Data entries
──────
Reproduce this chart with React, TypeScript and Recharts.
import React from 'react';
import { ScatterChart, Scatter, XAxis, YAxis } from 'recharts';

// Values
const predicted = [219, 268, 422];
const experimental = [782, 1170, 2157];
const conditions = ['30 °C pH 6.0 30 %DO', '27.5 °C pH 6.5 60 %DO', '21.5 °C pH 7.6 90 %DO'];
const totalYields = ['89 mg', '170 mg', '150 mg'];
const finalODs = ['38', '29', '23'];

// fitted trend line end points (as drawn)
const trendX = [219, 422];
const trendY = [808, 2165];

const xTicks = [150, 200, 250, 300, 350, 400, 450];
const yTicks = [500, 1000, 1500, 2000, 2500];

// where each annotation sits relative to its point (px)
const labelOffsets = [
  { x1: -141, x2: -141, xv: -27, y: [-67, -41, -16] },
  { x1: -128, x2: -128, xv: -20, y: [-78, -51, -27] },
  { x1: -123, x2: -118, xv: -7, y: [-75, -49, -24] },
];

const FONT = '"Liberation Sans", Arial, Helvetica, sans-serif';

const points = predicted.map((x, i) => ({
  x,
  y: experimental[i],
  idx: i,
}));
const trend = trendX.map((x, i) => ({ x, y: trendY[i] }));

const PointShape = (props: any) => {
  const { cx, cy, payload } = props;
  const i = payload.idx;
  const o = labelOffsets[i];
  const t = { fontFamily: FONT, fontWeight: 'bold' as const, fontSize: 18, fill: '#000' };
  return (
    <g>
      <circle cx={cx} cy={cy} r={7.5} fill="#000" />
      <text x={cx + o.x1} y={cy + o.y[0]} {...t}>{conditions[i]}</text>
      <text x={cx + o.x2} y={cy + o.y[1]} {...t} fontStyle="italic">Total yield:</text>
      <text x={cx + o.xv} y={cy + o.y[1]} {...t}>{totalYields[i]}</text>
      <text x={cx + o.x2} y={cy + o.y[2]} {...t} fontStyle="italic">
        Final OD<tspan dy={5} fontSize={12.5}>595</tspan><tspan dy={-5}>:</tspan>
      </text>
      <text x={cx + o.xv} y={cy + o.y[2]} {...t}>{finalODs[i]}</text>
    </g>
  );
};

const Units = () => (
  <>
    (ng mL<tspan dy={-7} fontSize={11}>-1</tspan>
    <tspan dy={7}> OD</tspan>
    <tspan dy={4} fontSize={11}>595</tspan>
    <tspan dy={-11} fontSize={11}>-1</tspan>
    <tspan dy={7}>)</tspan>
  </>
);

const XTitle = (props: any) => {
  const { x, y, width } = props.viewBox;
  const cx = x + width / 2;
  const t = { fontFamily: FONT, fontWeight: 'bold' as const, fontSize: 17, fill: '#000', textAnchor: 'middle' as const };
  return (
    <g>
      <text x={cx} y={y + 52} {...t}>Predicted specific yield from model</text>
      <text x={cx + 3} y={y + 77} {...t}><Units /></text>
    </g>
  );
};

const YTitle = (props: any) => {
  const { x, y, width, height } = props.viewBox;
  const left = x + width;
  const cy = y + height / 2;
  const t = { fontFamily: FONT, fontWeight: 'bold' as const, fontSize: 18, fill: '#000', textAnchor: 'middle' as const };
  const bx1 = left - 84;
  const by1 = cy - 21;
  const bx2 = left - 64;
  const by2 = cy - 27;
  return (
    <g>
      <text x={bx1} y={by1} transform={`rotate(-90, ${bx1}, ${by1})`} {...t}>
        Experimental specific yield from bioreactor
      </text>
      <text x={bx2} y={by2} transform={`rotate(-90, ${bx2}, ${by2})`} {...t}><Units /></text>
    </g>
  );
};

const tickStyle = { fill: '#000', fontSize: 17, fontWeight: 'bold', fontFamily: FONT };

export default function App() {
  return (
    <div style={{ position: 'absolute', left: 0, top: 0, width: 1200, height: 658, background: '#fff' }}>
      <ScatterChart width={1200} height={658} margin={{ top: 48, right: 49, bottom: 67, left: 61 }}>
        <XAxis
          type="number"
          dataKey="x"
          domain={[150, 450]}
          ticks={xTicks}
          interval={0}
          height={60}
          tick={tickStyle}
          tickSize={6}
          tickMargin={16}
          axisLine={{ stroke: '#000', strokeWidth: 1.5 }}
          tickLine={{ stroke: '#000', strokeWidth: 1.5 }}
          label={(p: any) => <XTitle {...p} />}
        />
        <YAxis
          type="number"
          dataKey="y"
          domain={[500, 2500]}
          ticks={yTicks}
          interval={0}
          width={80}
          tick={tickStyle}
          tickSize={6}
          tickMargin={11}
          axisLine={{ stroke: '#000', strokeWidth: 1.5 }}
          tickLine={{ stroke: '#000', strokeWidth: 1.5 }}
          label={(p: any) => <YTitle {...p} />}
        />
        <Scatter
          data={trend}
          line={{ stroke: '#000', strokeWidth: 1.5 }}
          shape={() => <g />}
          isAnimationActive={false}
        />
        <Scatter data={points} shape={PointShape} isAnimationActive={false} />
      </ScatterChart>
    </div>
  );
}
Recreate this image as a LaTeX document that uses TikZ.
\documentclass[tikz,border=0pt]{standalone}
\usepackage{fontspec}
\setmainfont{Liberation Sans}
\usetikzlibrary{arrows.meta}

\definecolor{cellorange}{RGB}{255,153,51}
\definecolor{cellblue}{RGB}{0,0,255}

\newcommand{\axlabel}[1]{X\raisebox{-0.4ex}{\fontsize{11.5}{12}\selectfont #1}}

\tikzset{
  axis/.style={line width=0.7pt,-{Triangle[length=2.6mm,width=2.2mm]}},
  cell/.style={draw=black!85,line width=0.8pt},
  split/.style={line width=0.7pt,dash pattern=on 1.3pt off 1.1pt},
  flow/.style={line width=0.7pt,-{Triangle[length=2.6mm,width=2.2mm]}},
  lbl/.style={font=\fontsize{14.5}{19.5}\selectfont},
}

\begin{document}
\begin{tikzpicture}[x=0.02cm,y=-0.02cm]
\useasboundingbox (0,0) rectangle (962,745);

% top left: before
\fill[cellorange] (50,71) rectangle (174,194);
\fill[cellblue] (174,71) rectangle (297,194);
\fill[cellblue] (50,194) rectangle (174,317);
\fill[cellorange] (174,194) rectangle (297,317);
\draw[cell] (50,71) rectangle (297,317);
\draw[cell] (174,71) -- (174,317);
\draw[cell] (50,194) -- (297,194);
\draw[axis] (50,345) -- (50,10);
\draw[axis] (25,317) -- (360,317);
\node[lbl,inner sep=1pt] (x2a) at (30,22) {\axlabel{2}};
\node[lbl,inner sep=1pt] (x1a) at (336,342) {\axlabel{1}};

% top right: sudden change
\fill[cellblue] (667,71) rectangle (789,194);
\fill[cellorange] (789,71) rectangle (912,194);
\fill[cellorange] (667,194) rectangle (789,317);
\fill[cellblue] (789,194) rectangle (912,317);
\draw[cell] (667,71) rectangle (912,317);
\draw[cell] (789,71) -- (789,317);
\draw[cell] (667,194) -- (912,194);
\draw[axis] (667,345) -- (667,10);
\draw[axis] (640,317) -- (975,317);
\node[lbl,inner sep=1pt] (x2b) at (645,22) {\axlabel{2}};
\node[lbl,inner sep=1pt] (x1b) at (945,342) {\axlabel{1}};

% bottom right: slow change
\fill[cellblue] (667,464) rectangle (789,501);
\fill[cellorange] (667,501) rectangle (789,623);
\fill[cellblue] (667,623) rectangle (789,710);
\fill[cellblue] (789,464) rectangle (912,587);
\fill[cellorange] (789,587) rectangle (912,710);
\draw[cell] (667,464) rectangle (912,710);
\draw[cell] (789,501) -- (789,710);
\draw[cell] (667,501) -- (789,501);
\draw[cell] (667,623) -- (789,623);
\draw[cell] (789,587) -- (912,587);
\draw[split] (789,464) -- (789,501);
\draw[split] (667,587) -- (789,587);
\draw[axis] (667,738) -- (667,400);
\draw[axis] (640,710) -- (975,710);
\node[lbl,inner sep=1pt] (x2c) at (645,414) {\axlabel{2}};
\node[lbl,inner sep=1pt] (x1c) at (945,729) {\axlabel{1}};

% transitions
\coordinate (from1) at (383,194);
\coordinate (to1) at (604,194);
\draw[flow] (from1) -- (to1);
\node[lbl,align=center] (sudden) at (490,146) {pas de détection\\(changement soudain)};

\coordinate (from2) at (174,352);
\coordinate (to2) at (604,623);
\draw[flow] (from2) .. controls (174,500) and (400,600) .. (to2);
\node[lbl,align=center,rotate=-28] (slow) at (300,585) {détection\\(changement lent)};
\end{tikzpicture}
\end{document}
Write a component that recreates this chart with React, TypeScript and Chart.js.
──────
DIRECTION
Look above and return each line of the records exactly, from the very first through the line with "const trend = trendX.map((x, i)", both included.

COMPLETE RESPONSE
Reproduce this chart with React, TypeScript and Recharts.
import React from 'react';
import { ScatterChart, Scatter, XAxis, YAxis } from 'recharts';

// Values
const predicted = [219, 268, 422];
const experimental = [782, 1170, 2157];
const conditions = ['30 °C pH 6.0 30 %DO', '27.5 °C pH 6.5 60 %DO', '21.5 °C pH 7.6 90 %DO'];
const totalYields = ['89 mg', '170 mg', '150 mg'];
const finalODs = ['38', '29', '23'];

// fitted trend line end points (as drawn)
const trendX = [219, 422];
const trendY = [808, 2165];

const xTicks = [150, 200, 250, 300, 350, 400, 450];
const yTicks = [500, 1000, 1500, 2000, 2500];

// where each annotation sits relative to its point (px)
const labelOffsets = [
  { x1: -141, x2: -141, xv: -27, y: [-67, -41, -16] },
  { x1: -128, x2: -128, xv: -20, y: [-78, -51, -27] },
  { x1: -123, x2: -118, xv: -7, y: [-75, -49, -24] },
];

const FONT = '"Liberation Sans", Arial, Helvetica, sans-serif';

const points = predicted.map((x, i) => ({
  x,
  y: experimental[i],
  idx: i,
}));
const trend = trendX.map((x, i) => ({ x, y: trendY[i] }));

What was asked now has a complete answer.